Я рассказываю ему об автосервисе, об отце и о том, как тайно возил его по городу. Рассказываю о Керри и о том, как она погибла.

Я рассказываю ему о маме и Алане. О том, как стал лишним в своем собственном доме. Рассказываю о беременности, которую они от меня скрывали. О том, как каждый их совместный шаг все больше привязывает маму к человеку, который когда-нибудь обманет ее доверие.

Я рассказываю ему о свадьбе. О бутылке виски. О том, как въехал в здание и попал за решетку. О словах Алана, что я закончу так же, как мой отец. Я рассказываю о том, как сильно хотел покончить со всем этим раз и навсегда.

Фрэнк – терпеливый слушатель. Он не прерывает меня и лишь время от времени задает вопросы, чтобы прояснить какой-нибудь момент.

Наконец, я рассказываю ему о том, как мы сидели в школьной столовой. О том, как Рэв устроил мне разнос, а Джульетта, узнав, какого числа я гонял пьяным на машине, попала в медицинский кабинет.

Когда я заканчиваю свой рассказ, уже опускается вечер и между зданий сгущаются тени. Чувствую себя измотанным и выжатым как лимон.

– Действительно много всего, – соглашается Болвандес, когда я замолкаю.

Я киваю.

– Дата была мне известна. – Говорить в темноте оказывается гораздо легче. – Число – первое, что привлекло мой взгляд на могиле мамы Джульетты. Но… я не знал, как она умерла. Об этом Джульетта рассказала позже. Намного позже. И до сегодняшнего дня я не задумывался над этим.
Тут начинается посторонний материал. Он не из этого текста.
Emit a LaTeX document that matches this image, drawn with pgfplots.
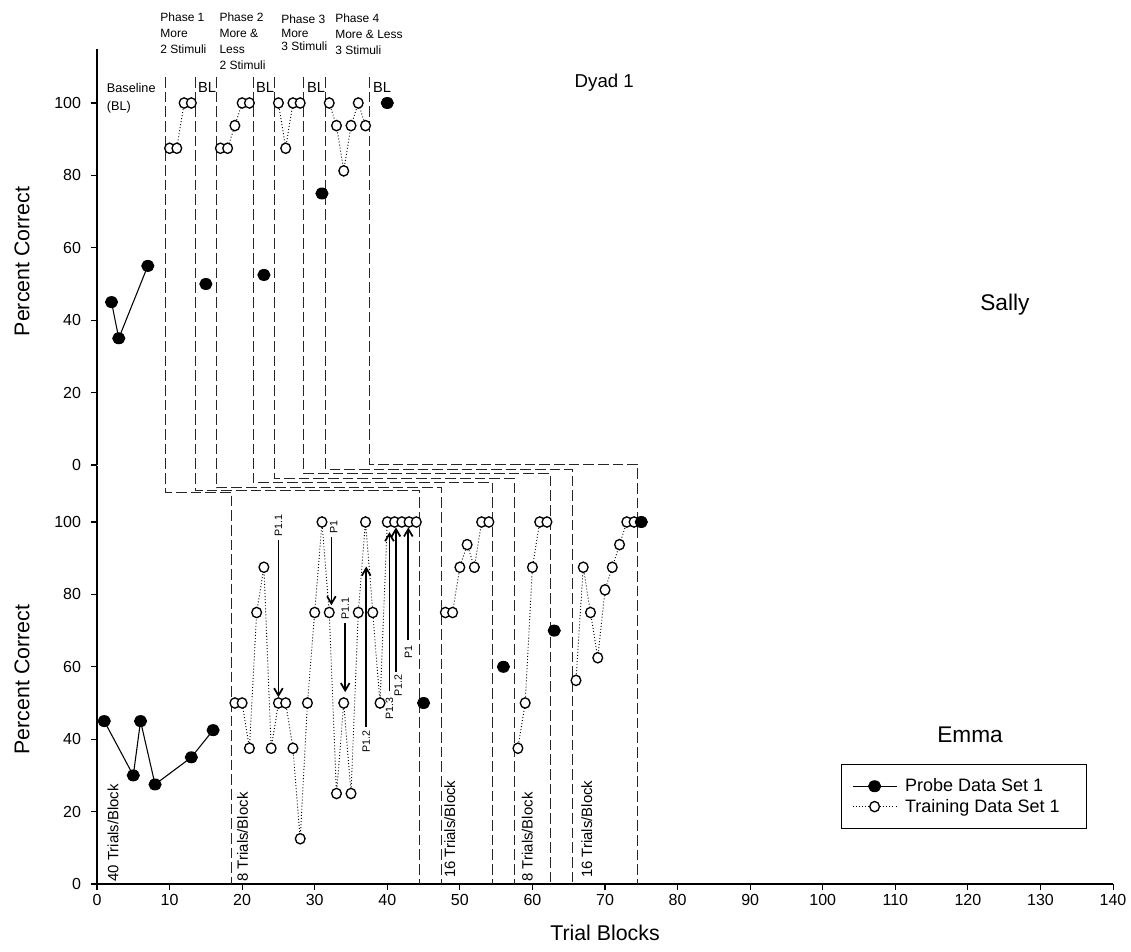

– Ты не помнишь, не врезался ли в другой автомобиль?

– Я не помню даже, как садился в машину.

На лице Фрэнка появляется задумчивое выражение.

– Ты знаешь, где ее мама погибла? Или в какое время?
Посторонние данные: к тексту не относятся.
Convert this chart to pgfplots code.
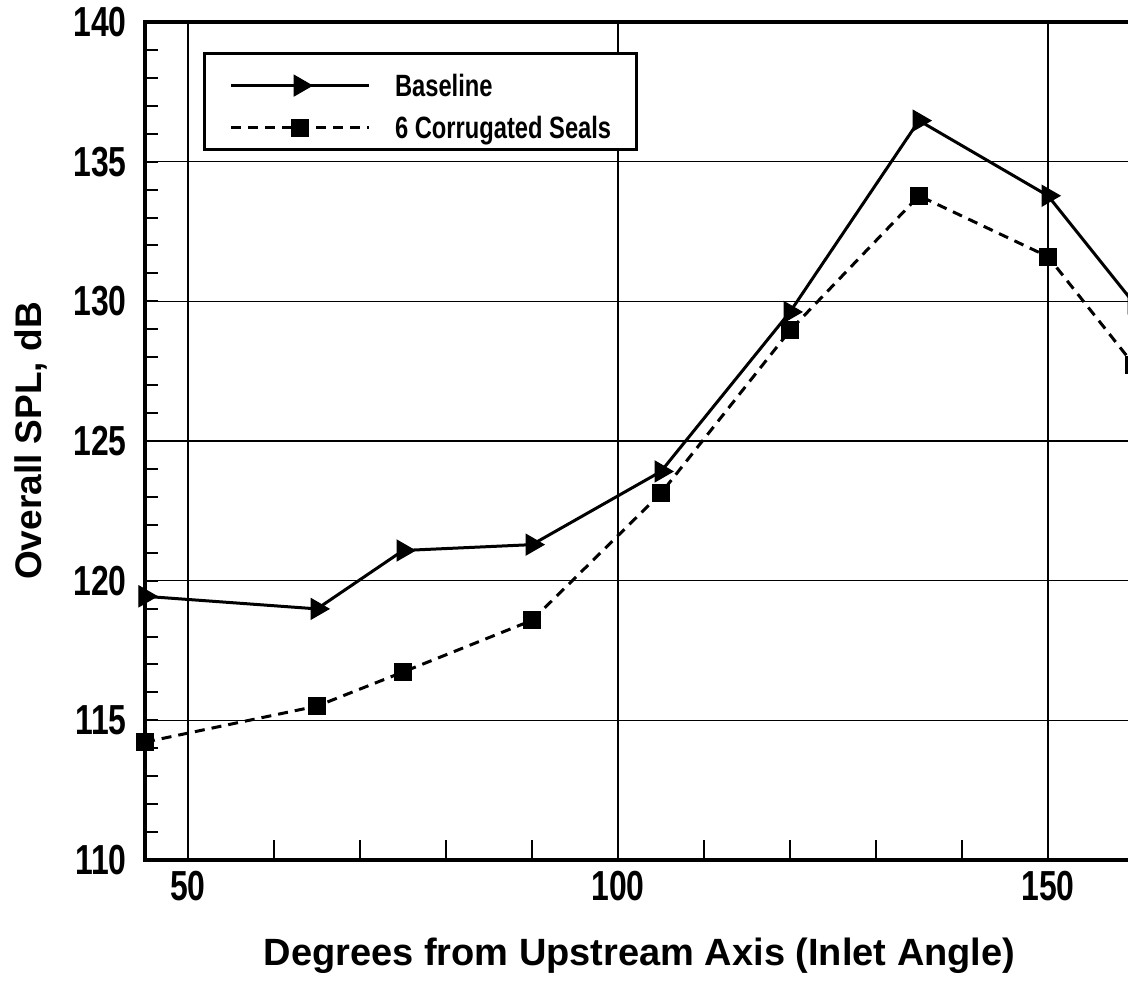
\documentclass[border=0pt]{standalone}
\usepackage{fontspec}
\setmainfont{Liberation Sans}
\newfontfamily\condfont[FakeStretch=0.76]{Liberation Sans}
\newfontfamily\legfont[FakeStretch=0.77]{Liberation Sans}
\usepackage{pgfplots}
\pgfplotsset{compat=1.18}

\begin{document}
\begin{tikzpicture}
\begin{axis}[
  at={(0,0)}, anchor=south west,
  scale only axis,
  width=494.5pt, height=419pt,
  xmin=45, xmax=160, ymin=110, ymax=140,
  xtick={50,100,150}, ytick={110,115,...,140},
  minor ytick={111,...,139},
  extra x ticks={60,70,80,90,110,120,130,140},
  extra x tick labels={},
  extra x tick style={grid=none, major tick length=10pt, tick style={line width=0.8pt, black}},
  tick pos=left, tick align=inside,
  major tick length=0pt,
  minor tick length=6.5pt,
  minor tick style={line width=1pt, black},
  grid=major,
  major grid style={black, line width=0.8pt},
  axis line style={line width=2pt},
  clip=false,
  /pgf/number format/assume math mode=true,
  yticklabel style={font=\condfont\bfseries\fontsize{21}{21}\selectfont, inner sep=0pt, anchor=east, xshift=-9pt},
  xticklabel style={font=\condfont\bfseries\fontsize{21}{21}\selectfont, inner sep=0pt, anchor=north, yshift=-5.5pt},
  xlabel={Degrees from Upstream Axis (Inlet Angle)},
  xlabel style={font=\bfseries\fontsize{19}{19}\selectfont, at={(axis description cs:0.5,-0.1253)}, anchor=base},
  ylabel={Overall SPL, dB},
  ylabel style={font=\bfseries\fontsize{18.5}{18.5}\selectfont, at={(axis description cs:-0.1153,0.5)}, anchor=center},
  legend image code/.code={
    \draw[#1, mark repeat=2, mark phase=2] plot coordinates {(0pt,5.5pt) (34.5pt,5.5pt) (69pt,5.5pt)};
    \path[draw=none, fill=none] (0pt,5.5pt) -- (82pt,5.5pt);
  },
  legend style={at={(axis description cs:0.0586,0.9642)}, anchor=north west,
    draw=black, line width=1.6pt, inner xsep=12.5pt, inner ysep=4pt, row sep=2pt, column sep=0pt,
    font=\legfont\bfseries\fontsize{15.4}{15.4}\selectfont,
    cells={anchor=base west},
    nodes={inner sep=0pt, text height=17.5pt, text depth=1.5pt}},
]
\addplot[black, line width=1.5pt, mark=triangle*, mark size=6pt,
  mark options={solid, rotate=-90, line width=0.5pt}] coordinates {
  (45,119.44) (65,118.99) (75,121.08) (90,121.29) (105,123.91)
  (120,129.62) (135,136.47) (150,133.78) (160,129.93)};
\addlegendentry{Baseline}
\addplot[black, line width=1.5pt, dash pattern=on 5pt off 3.5pt, mark=square*, mark size=4.3pt,
  mark options={solid, line width=0.5pt}] coordinates {
  (45,114.22) (65,115.51) (75,116.73) (90,118.58) (105,123.13)
  (120,128.96) (135,133.78) (150,131.60) (160,127.72)};
\addlegendentry{6 Corrugated Seals}
\end{axis}
\pgfresetboundingbox
\path[use as bounding box] (-72.5pt,-62.65pt) rectangle (491.5pt,430pt);
\end{tikzpicture}
\end{document}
– Нет. Знаю, что она попала в аварию по пути домой из аэропорта. Вечером.

– А где ты разбил автомобиль? Ваши пути могли пересечься?

– На Ричи-хайвей. Понятия не имею.

– Но все произошло в одном округе?

– Да. Наверное.

Болвандес задумчиво чешет подбородок.

– Ну, в полиции же не дураки сидят, Мерф. Если оба происшествия произошли в одном округе, примерно в одно и то же время, то полицейские обязательно убедились бы в том, что не ты виновник аварии. Особенно если в этой аварии погибла женщина.